His was not an empire that accumulated wealth and treasure. Instead, he widely distributed the goods acquired in combat so that more people benefited, and the wealth made its way back into commercial circulation.
He lowered taxes for everyone and abolished them completely for doctors, teachers, priests, and educational institutions.
In a world where most rulers considered themselves above the law, Genghis Khan insisted that laws hold rulers as equally accountable as people on the lowest rung of the social ladder.
He granted total religious freedom within his realms without playing any favorites among various religions. Steppe people had converted to many religions from Buddhism to Christianity and Manichaeism to Islam and all of them claimed to be the only true religion. Genghis decreed complete and total freedom for everyone. Although he continued to worship the spirits of his homeland, he did not allow his belief to be used as a cult by his followers.
He made sure that widows and children of his soldiers killed in battles were looked after and were awarded the soldier’s share of the loot.
INTERNATIONALISM
He created an international law. The Mongols manifested a firmly and persistently internationalist fervor in their political, economic, and intellectual outlook.
He took the fragmented and torpid trading towns along the Silk Route and weaved them into history’s largest free trade zone. The Mongols looked not just to conquer the world but to create a global order based on free trade, a universal law, and a common alphabet to write all languages.
The Mongols launched the world into not only the commerce and trade of goods, but also into the exchange of ideas and knowledge. They moved talent and knowhow all across, for instance, bringing German miners to China and Chinese doctors to Persia. They recruited French and English technicians in their service and took the practice of Chinese fingerprinting to Persia. They financed building of Christian, Buddhist, and Muslim places of worship and education alike.
Their engineers combined Chinese gunpowder, Muslim flamethrowing, and European ball-casting technology to invent the cannon, an important technological innovation which has spawned the vast modern armory of weapons from pistols to missiles.
To promote the flow of trade and movement of merchants, Mongol authorities invented a rudimentary type of passport and credit card combined in one. It was called “paiza” and was a tablet of metal or wood that could be worn on a chain around the neck or attached to the clothing. Depending on the material and symbols used in a “paiza”, illiterate people could ascertain the importance of the traveler and them provide appropriate level of service. The “paiza” allowed the holder to travel uninhibited throughout the empire, while being assured of protection, accommodation, transportation, and exemptions from taxes and duties.
GOVERNANCE
Genghis Khan proclaimed the supremacy of the rule of law over any individual, even the sovereign. Thus, implementation of the law and the obligation to follow it started at the highest level, with the khan himself.
He was a stickler for the rule of law and abolished torture.
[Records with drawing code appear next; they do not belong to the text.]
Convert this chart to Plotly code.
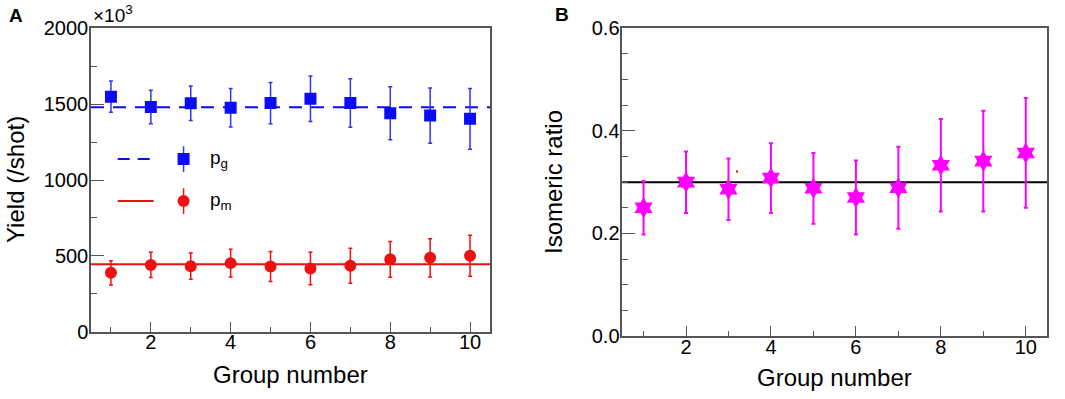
import plotly.graph_objects as go

# ---------------- data ----------------
groups = [1, 2, 3, 4, 5, 6, 7, 8, 9, 10]

pg_yield = [1549, 1481, 1506, 1476, 1507, 1536, 1508, 1440, 1425, 1403]
pg_err = [103, 111, 113, 127, 136, 150, 160, 175, 182, 200]
pg_fit = 1480

pm_yield = [388, 440, 432, 452, 430, 416, 435, 477, 487, 500]
pm_err = [80, 83, 87, 92, 99, 107, 115, 118, 126, 135]
pm_fit = 445

ratio = [0.250, 0.300, 0.286, 0.308, 0.288, 0.270, 0.289, 0.333, 0.341, 0.357]
ratio_err = [0.052, 0.060, 0.060, 0.068, 0.069, 0.072, 0.080, 0.090, 0.098, 0.107]
ratio_fit = 0.30

stray_dot_x = [3.2]
stray_dot_y = [0.321]

yield_ticks = [0, 500, 1000, 1500, 2000]
ratio_ticks = [0.0, 0.2, 0.4, 0.6]
group_ticks = [2, 4, 6, 8, 10]

# ---------------- styles ----------------
FONT = "Liberation Sans, Arial, Helvetica, sans-serif"
BLUE = "#0b0bf5"
BLUE_ERR = "#3434ee"
RED = "#ee1111"
MAGENTA = "#ff00ff"
FRAME = "#555555"
TICK_SIZE = 20
TITLE_SIZE = 24

W, H = 1065, 399

fig = go.Figure()

# Panel A
fig.add_trace(go.Scatter(
    x=groups, y=pg_yield, mode="markers",
    marker=dict(symbol="square", size=12, color=BLUE),
    error_y=dict(type="data", array=pg_err, visible=True, color=BLUE_ERR,
                 thickness=1.5, width=2),
    xaxis="x", yaxis="y", showlegend=False))
fig.add_trace(go.Scatter(
    x=groups, y=pm_yield, mode="markers",
    marker=dict(symbol="circle", size=12, color=RED),
    error_y=dict(type="data", array=pm_err, visible=True, color=RED,
                 thickness=1.5, width=2),
    xaxis="x", yaxis="y", showlegend=False))

# Panel A legend glyphs (hand-drawn legend)
leg_line_x = [1.17, 2.07]
leg_marker_x = 2.82
leg_label_x = 3.42
leg_pg_y = 1138
leg_pm_y = 861
leg_bar = 85

fig.add_trace(go.Scatter(
    x=leg_line_x, y=[leg_pg_y, leg_pg_y], mode="lines",
    line=dict(color=BLUE, width=2, dash="12px,8px"),
    xaxis="x", yaxis="y", showlegend=False, hoverinfo="skip"))
fig.add_trace(go.Scatter(
    x=leg_line_x, y=[leg_pm_y, leg_pm_y], mode="lines",
    line=dict(color=RED, width=2),
    xaxis="x", yaxis="y", showlegend=False, hoverinfo="skip"))
fig.add_trace(go.Scatter(
    x=[leg_marker_x], y=[leg_pg_y], mode="markers",
    marker=dict(symbol="square", size=12, color=BLUE),
    error_y=dict(type="data", array=[leg_bar], visible=True, color=BLUE_ERR,
                 thickness=1.5, width=0),
    xaxis="x", yaxis="y", showlegend=False, hoverinfo="skip"))
fig.add_trace(go.Scatter(
    x=[leg_marker_x], y=[leg_pm_y], mode="markers",
    marker=dict(symbol="circle", size=12, color=RED),
    error_y=dict(type="data", array=[leg_bar], visible=True, color=RED,
                 thickness=1.5, width=0),
    xaxis="x", yaxis="y", showlegend=False, hoverinfo="skip"))

# Panel B
fig.add_trace(go.Scatter(
    x=groups, y=ratio, mode="markers",
    marker=dict(symbol="hexagram", size=16, color=MAGENTA),
    error_y=dict(type="data", array=ratio_err, visible=True, color=MAGENTA,
                 thickness=2, width=2),
    xaxis="x2", yaxis="y2", showlegend=False))
fig.add_trace(go.Scatter(
    x=stray_dot_x, y=stray_dot_y, mode="markers",
    marker=dict(symbol="square", size=2, color="red"),
    xaxis="x2", yaxis="y2", showlegend=False, hoverinfo="skip"))

# fit lines
fig.add_shape(type="line", xref="x domain", yref="y", x0=0, x1=1,
              y0=pg_fit, y1=pg_fit, line=dict(color=BLUE, width=2, dash="13px,9px"),
              layer="below")
fig.add_shape(type="line", xref="x domain", yref="y", x0=0, x1=1,
              y0=pm_fit, y1=pm_fit, line=dict(color=RED, width=2), layer="below")
fig.add_shape(type="line", xref="x2 domain", yref="y2", x0=0, x1=1,
              y0=ratio_fit, y1=ratio_fit, line=dict(color="black", width=2),
              layer="below")

axis_common = dict(showline=True, mirror=True, linecolor=FRAME, linewidth=1.5,
                   showgrid=False, zeroline=False, ticks="inside",
                   tickcolor=FRAME, tickwidth=1.2,
                   tickfont=dict(family=FONT, size=TICK_SIZE, color="black"),
                   automargin=False)

fig.update_layout(
    width=W, height=H,
    margin=dict(l=0, r=0, t=0, b=0, autoexpand=False),
    paper_bgcolor="white", plot_bgcolor="white",
    template=None,
    font=dict(family=FONT, color="black"),
    xaxis=dict(domain=[91 / W, 490 / W], range=[0.5, 10.5], anchor="y",
               tickvals=group_ticks, ticklen=10, ticklabelstandoff=-8,
               minor=dict(dtick=1, tick0=1, ticks="inside", ticklen=5,
                          tickcolor=FRAME, tickwidth=1.2),
               **axis_common),
    yaxis=dict(domain=[1 - 331.7 / H, 1 - 28.3 / H], range=[0, 2000], anchor="x",
               tickvals=yield_ticks, ticklen=13, ticklabelstandoff=-3,
               minor=dict(dtick=250, tick0=0, ticks="inside", ticklen=6,
                          tickcolor=FRAME, tickwidth=1.2),
               **axis_common),
    xaxis2=dict(domain=[622.3 / W, 1047 / W], range=[0.5, 10.5], anchor="y2",
                tickvals=group_ticks, ticklen=10, ticklabelstandoff=-8,
                minor=dict(dtick=1, tick0=1, ticks="inside", ticklen=5,
                           tickcolor=FRAME, tickwidth=1.2),
                **axis_common),
    yaxis2=dict(domain=[1 - 336 / H, 1 - 28.3 / H], range=[0, 0.6], anchor="x2",
                tickvals=ratio_ticks, tickformat=".1f", ticklen=13,
                ticklabelstandoff=-3,
                minor=dict(dtick=0.05, tick0=0, ticks="inside", ticklen=6,
                           tickcolor=FRAME, tickwidth=1.2),
                **axis_common),
)

def ann(text, x, y, size, **kw):
    fig.add_annotation(text=text, x=x / W, y=1 - y / H, xref="paper", yref="paper",
                       showarrow=False, font=dict(family=FONT, size=size, color="black"),
                       **kw)

# panel letters
ann("<b>A</b>", 7, 15, 19, xanchor="left", yanchor="middle")
ann("<b>B</b>", 553, 14, 19, xanchor="left", yanchor="middle")
# exponent label
ann("×10<sup>3</sup>", 91, 14, 19, xanchor="left", yanchor="middle")
# axis titles
ann("Group number", 290.5, 374, TITLE_SIZE, xanchor="center", yanchor="middle")
ann("Group number", 834.5, 377, TITLE_SIZE, xanchor="center", yanchor="middle")
ann("Yield (/shot)", 15, 180, TITLE_SIZE, xanchor="center", yanchor="middle", textangle=-90)
ann("Isomeric ratio", 553, 182, TITLE_SIZE, xanchor="center", yanchor="middle", textangle=-90)

# legend labels
fig.add_annotation(text="p<sub>g</sub>", x=leg_label_x, y=leg_pg_y, xref="x", yref="y",
                   showarrow=False, xanchor="left", yanchor="middle",
                   font=dict(family=FONT, size=19, color="black"))
fig.add_annotation(text="p<sub>m</sub>", x=leg_label_x, y=leg_pm_y, xref="x", yref="y",
                   showarrow=False, xanchor="left", yanchor="middle",
                   font=dict(family=FONT, size=19, color="black"))

fig.write_html("out.html", config={"displayModeBar": False},
               post_script="document.body.style.margin='0';document.body.style.overflow='hidden';")
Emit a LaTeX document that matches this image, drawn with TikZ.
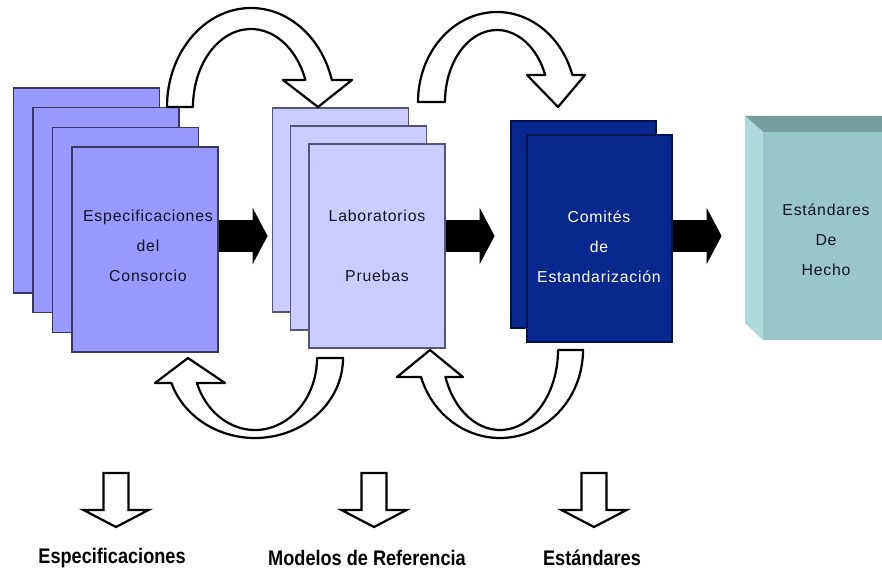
\documentclass[tikz,border=0pt]{standalone}
\usepackage{fontspec}
\setmainfont{Liberation Sans}
\newfontfamily\boxfont{Liberation Sans}[LetterSpace=5]
\newfontfamily\labelfont{Liberation Sans}[FakeStretch=0.86]
\usetikzlibrary{arrows.meta}

\definecolor{specfill}{RGB}{153,153,255}
\definecolor{specline}{RGB}{55,55,95}
\definecolor{labfill}{RGB}{204,204,255}
\definecolor{labline}{RGB}{85,85,120}
\definecolor{comfill}{RGB}{8,40,142}
\definecolor{comline}{RGB}{0,18,80}
\definecolor{hechofront}{RGB}{153,198,198}
\definecolor{hechotop}{RGB}{118,158,156}
\definecolor{hechoside}{RGB}{174,218,218}
\definecolor{darktext}{RGB}{20,20,34}

\begin{document}
\begin{tikzpicture}[x=0.3mm, y=-0.3mm,
  specpage/.style={draw=specline, fill=specfill, line width=1pt, minimum width=43.8mm, minimum height=61.5mm},
  labpage/.style={draw=labline, fill=labfill, line width=1pt, minimum width=40.8mm, minimum height=61.2mm},
  compage/.style={draw=comline, fill=comfill, line width=1pt, minimum width=43.5mm, minimum height=62.1mm},
  boxtext/.style={font=\boxfont\fontsize{13.5}{25.6}\selectfont, align=center, text=darktext},
  fat/.style={line width=26.5pt, -{Triangle[length=12.8pt, width=47.8pt]}},
  hollow/.style={draw, line width=1.9pt, fill=white, line join=round},
  result/.style={font=\labelfont\bfseries\fontsize{18}{20}\selectfont}]
	\clip (0,0) rectangle (882,572);
	\fill[white] (0,0) rectangle (882,572);

	% consorcio
	\foreach \i in {0,1,2}
		\node[specpage] (spec\i) at ({86.5+19.5*\i},{190.5+19.7*\i}) {};
	\node[specpage] (spec) at (145,249.5) {};
	\node[boxtext] (spectext) at (148,245.5) {Especificaciones\\del\\Consorcio};

	% laboratorios
	\foreach \i in {0,1}
		\node[labpage] (lab\i) at ({340.5+18.2*\i},{210+18*\i}) {};
	\node[labpage] (lab) at (377,246) {};
	\node[boxtext] (labtext) at (377,245.5) {Laboratorios\\\mbox{}\\Pruebas};

	% comites
	\node[compage] (com0) at (583.5,224.5) {};
	\node[compage] (com) at (599.5,238.5) {};
	\node[boxtext, text=white] (comtext) at (599,247) {Comités\\de\\Estandarización};

	% estandares de hecho
	\node[fill=hechofront, minimum width=38.1mm, minimum height=62.4mm] (hecho) at (826.5,236) {};
	\fill[hechotop] (hecho.north west) -- ++(-18,-16) -- ++(200,0) -- ++(18,16) -- cycle;
	\fill[hechoside] (hecho.north west) -- ++(-18,-16) -- ++(0,207) -- (hecho.south west) -- cycle;
	\node[boxtext] (hechotext) at (826,239.5) {Estándares\\De\\Hecho};

	% flechas negras
	\coordinate (axis) at (0,236);
	\foreach \from in {spec,lab,com}
		\draw[fat] (\from.east |- axis) -- ++(49,0);

	% flechas curvas
	\draw[hollow] (167,107) arc[start angle=180, end angle=344.17, x radius=84, y radius=99]
		-- (352,80) -- (318,107) -- (283,80) -- (305.4,80)
		arc[start angle=339.75, end angle=180, x radius=58, y radius=78] -- cycle;
	\draw[hollow] (418,102) arc[start angle=180, end angle=342.54, x radius=79, y radius=90]
		-- (585,75) -- (558,107) -- (527,75) -- (545.2,75)
		arc[start angle=337.98, end angle=180, x radius=52, y radius=72] -- cycle;
	\draw[hollow] (343,358) arc[start angle=0, end angle=161.79, x radius=88, y radius=80]
		-- (155,383) -- (188,358) -- (225,383) -- (196.9,383)
		arc[start angle=159.68, end angle=0, x radius=62, y radius=72] -- cycle;
	\draw[hollow] (583,350) arc[start angle=0, end angle=162.13, x radius=83, y radius=88]
		-- (397,377) -- (430,350) -- (463,377) -- (445.4,377)
		arc[start angle=160.28, end angle=0, x radius=58, y radius=80] -- cycle;

	% resultados
	\foreach \x in {116,374,594}
		\draw[hollow, line join=miter] ({\x-12.5},473) -- ({\x+12.5},473) -- ({\x+12.5},510) -- ({\x+32.5},510)
			-- (\x,527) -- ({\x-32.5},510) -- ({\x-12.5},510) -- cycle;
	\node[result] (r1) at (112,558) {Especificaciones};
	\node[result] (r2) at (367,558) {Modelos de Referencia};
	\node[result] (r3) at (592,558) {Estándares};
\end{tikzpicture}
\end{document}
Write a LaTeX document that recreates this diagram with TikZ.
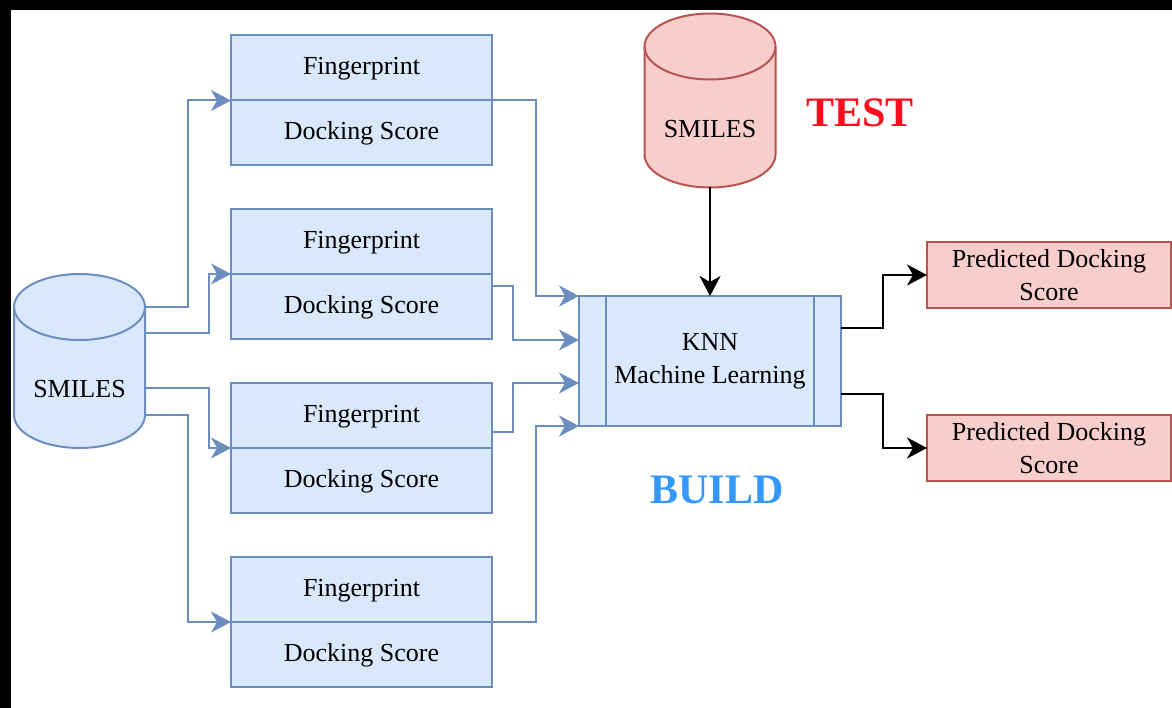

He regularly mounted campaigns to hunt for and kill bandits and terrorist assassins.
He refused to hold hostages.
He instituted the formal practice of diplomatic immunity for all ambassadors and envoys, including those from nations with whom he was at war.
He established a regular census and created the first international postal system.
Genghis Khan’s grandson Kublai Khan introduced a paper currency intended for everywhere.
Kublai Khan also attempted to build a universal education system for all children in order to make everyone literate. Historians mention the number of schools created during Kublai Khan’s reign as over 20,000. Even after generously discounting for exaggeration, the Mongol achievement is amazing as no other empire had attempted such an effort for universal education. In the West, it would be another five hundred years before governments began to assume responsibility for basic education for all.
The Mongols refined calendars to make them more accurate than ever before. They also sponsored most extensive maps ever put together till then.
DEATH
History has condemned many of the great conquerors to miserable, untimely death. Alexander died at 33 under mysterious circumstances, and his followers killed his family and divvied up his land. Julius Caesar was stabbed to death by his own fellow aristocrats. Napoleon died in solitary confinement in one of the remotest places on earth. Tamerlane also died a horrible death. Genghis Khan, on the other hand, passed away in full dignity, lying in his bed surrounded by a loving family, faithful friends, and steadfast warriors ready to risk their life for him. It happened in the summer of 1227, during a campaign against Tangut nation along the upper reaches of the Yellow River.
Genghis Khan’s death in a nomad’s ger, similar to the one he had been born in, showed how successful he had been in preserving the traditional way of life of his people, while he transformed the human society. Despite the tremendous wealth and power he possessed, he continued to live a simple life, wearing the same clothes, and eating the same food as a common soldier in his army or a cowherder. In his letter to a Taoist monk he wrote, “We make the same sacrifices, and we share the riches. I hate luxury and I exercise moderation.” He described his relations with his officials as respectful and cordial, “We always agree in our principles, and we are always united.” After his death, his followers buried him anonymously in the soil of his homeland in Mongolia. According to Mongol belief they did not leave a marker where in the soil the greatest conqueror of human history lay, and Genghis Khan departed quietly back into the countryside of Mongolia from whence he came.